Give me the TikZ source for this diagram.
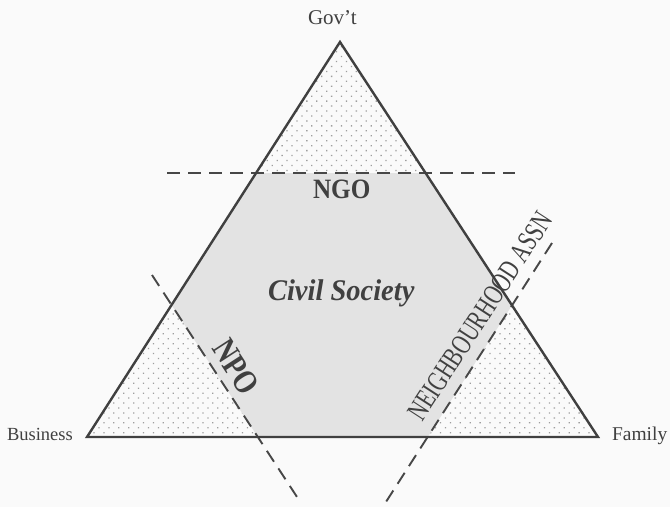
\documentclass[tikz,border=0pt]{standalone}
\usepackage{fontspec}
\setmainfont{Liberation Serif}
\usetikzlibrary{patterns.meta,calc}
\begin{document}
\begin{tikzpicture}[x=1pt,y=-1pt,
  edge/.style={line width=2.4pt, draw=black!75, line join=miter},
  cutline/.style={line width=1.9pt, draw=black!72, dash pattern=on 13pt off 8pt},
  lbl/.style={text=black!75, inner sep=0pt, outer sep=0pt},
  sparse/.style={pattern={Dots[distance=7pt, angle=45, radius=0.9pt]}, pattern color=black!38},
  dense/.style={fill=black!11},
]
\fill[black!2] (0,0) rectangle (670,507);
\useasboundingbox (0,0) rectangle (670,507);
% triangle corners
\coordinate (G) at (340,42);
\coordinate (B) at (87,437);
\coordinate (F) at (598,437);
% dashed line ends
\coordinate (H1) at (167,173);
\coordinate (H2) at (515,173);
\coordinate (P1) at (152,275);
\coordinate (P2) at (299,500);
\coordinate (N1) at (552,243);
\coordinate (N2) at (384,505);
% intersections
\coordinate (HL) at (intersection of H1--H2 and B--G);
\coordinate (HR) at (intersection of H1--H2 and F--G);
\coordinate (PL) at (intersection of P1--P2 and B--G);
\coordinate (PB) at (intersection of P1--P2 and B--F);
\coordinate (NR) at (intersection of N1--N2 and F--G);
\coordinate (NB) at (intersection of N1--N2 and B--F);
% shading
\path[sparse] (G) -- (B) -- (F) -- cycle;
\path[dense] (HL) -- (HR) -- (NR) -- (NB) -- (PB) -- (PL) -- cycle;
% dashed lines
\draw[cutline] (H1) -- (H2);
\draw[cutline] (P1) -- (P2);
\draw[cutline] (N1) -- (N2);
% triangle
\draw[edge] (G) -- (B) -- (F) -- cycle;
% labels
\node[lbl, anchor=base west, font=\fontsize{21}{21}\selectfont] (gov) at (308,24) {Gov't};
\node[lbl, anchor=base west, font=\fontsize{18.5}{18.5}\selectfont] (bus) at (7,440) {Business};
\node[lbl, anchor=base west, font=\fontsize{19.5}{19.5}\selectfont] (fam) at (612,440) {Family};
\node[lbl, anchor=base west, font=\fontsize{28}{28}\selectfont\bfseries] (ngo) at (313,198) {\scalebox{0.9}[1]{NGO}};
\node[lbl, anchor=base west, font=\fontsize{30}{30}\selectfont\bfseries\itshape] (cs) at (268,300) {\scalebox{0.95}[1]{Civil Society}};
\node[lbl, rotate=-57, font=\fontsize{34}{34}\selectfont\bfseries] (npo) at (236,367) {\scalebox{0.8}[1]{NPO}};
\node[lbl, rotate=57, font=\fontsize{29}{29}\selectfont] (na) at (480,316) {\scalebox{0.72}[1]{NEIGHBOURHOOD ASSN}};
\end{tikzpicture}
\end{document}
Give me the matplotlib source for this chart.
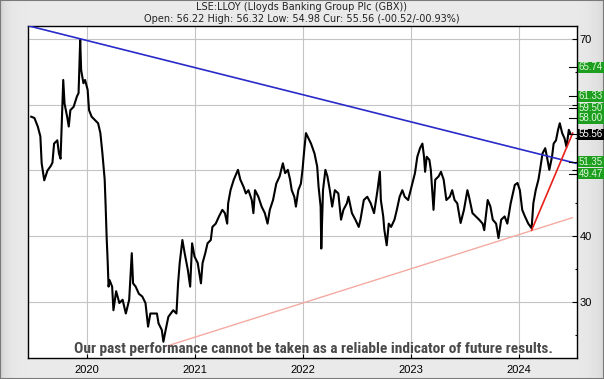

——

Images in the records should not be copied. Repeat all the rest exactly.

Give me the TikZ source for this diagram.
\documentclass[tikz,border=0pt]{standalone}
\usepackage{fontspec}
\setmainfont{Liberation Serif}
\usetikzlibrary{patterns.meta,calc}
\begin{document}
\begin{tikzpicture}[x=1pt,y=-1pt,
  edge/.style={line width=2.4pt, draw=black!75, line join=miter},
  cutline/.style={line width=1.9pt, draw=black!72, dash pattern=on 13pt off 8pt},
  lbl/.style={text=black!75, inner sep=0pt, outer sep=0pt},
  sparse/.style={pattern={Dots[distance=7pt, angle=45, radius=0.9pt]}, pattern color=black!38},
  dense/.style={fill=black!11},
]
\fill[black!2] (0,0) rectangle (670,507);
\useasboundingbox (0,0) rectangle (670,507);
% triangle corners
\coordinate (G) at (340,42);
\coordinate (B) at (87,437);
\coordinate (F) at (598,437);
% dashed line ends
\coordinate (H1) at (167,173);
\coordinate (H2) at (515,173);
\coordinate (P1) at (152,275);
\coordinate (P2) at (299,500);
\coordinate (N1) at (552,243);
\coordinate (N2) at (384,505);
% intersections
\coordinate (HL) at (intersection of H1--H2 and B--G);
\coordinate (HR) at (intersection of H1--H2 and F--G);
\coordinate (PL) at (intersection of P1--P2 and B--G);
\coordinate (PB) at (intersection of P1--P2 and B--F);
\coordinate (NR) at (intersection of N1--N2 and F--G);
\coordinate (NB) at (intersection of N1--N2 and B--F);
% shading
\path[sparse] (G) -- (B) -- (F) -- cycle;
\path[dense] (HL) -- (HR) -- (NR) -- (NB) -- (PB) -- (PL) -- cycle;
% dashed lines
\draw[cutline] (H1) -- (H2);
\draw[cutline] (P1) -- (P2);
\draw[cutline] (N1) -- (N2);
% triangle
\draw[edge] (G) -- (B) -- (F) -- cycle;
% labels
\node[lbl, anchor=base west, font=\fontsize{21}{21}\selectfont] (gov) at (308,24) {Gov't};
\node[lbl, anchor=base west, font=\fontsize{18.5}{18.5}\selectfont] (bus) at (7,440) {Business};
\node[lbl, anchor=base west, font=\fontsize{19.5}{19.5}\selectfont] (fam) at (612,440) {Family};
\node[lbl, anchor=base west, font=\fontsize{28}{28}\selectfont\bfseries] (ngo) at (313,198) {\scalebox{0.9}[1]{NGO}};
\node[lbl, anchor=base west, font=\fontsize{30}{30}\selectfont\bfseries\itshape] (cs) at (268,300) {\scalebox{0.95}[1]{Civil Society}};
\node[lbl, rotate=-57, font=\fontsize{34}{34}\selectfont\bfseries] (npo) at (236,367) {\scalebox{0.8}[1]{NPO}};
\node[lbl, rotate=57, font=\fontsize{29}{29}\selectfont] (na) at (480,316) {\scalebox{0.72}[1]{NEIGHBOURHOOD ASSN}};
\end{tikzpicture}
\end{document}
Give me the matplotlib source for this chart.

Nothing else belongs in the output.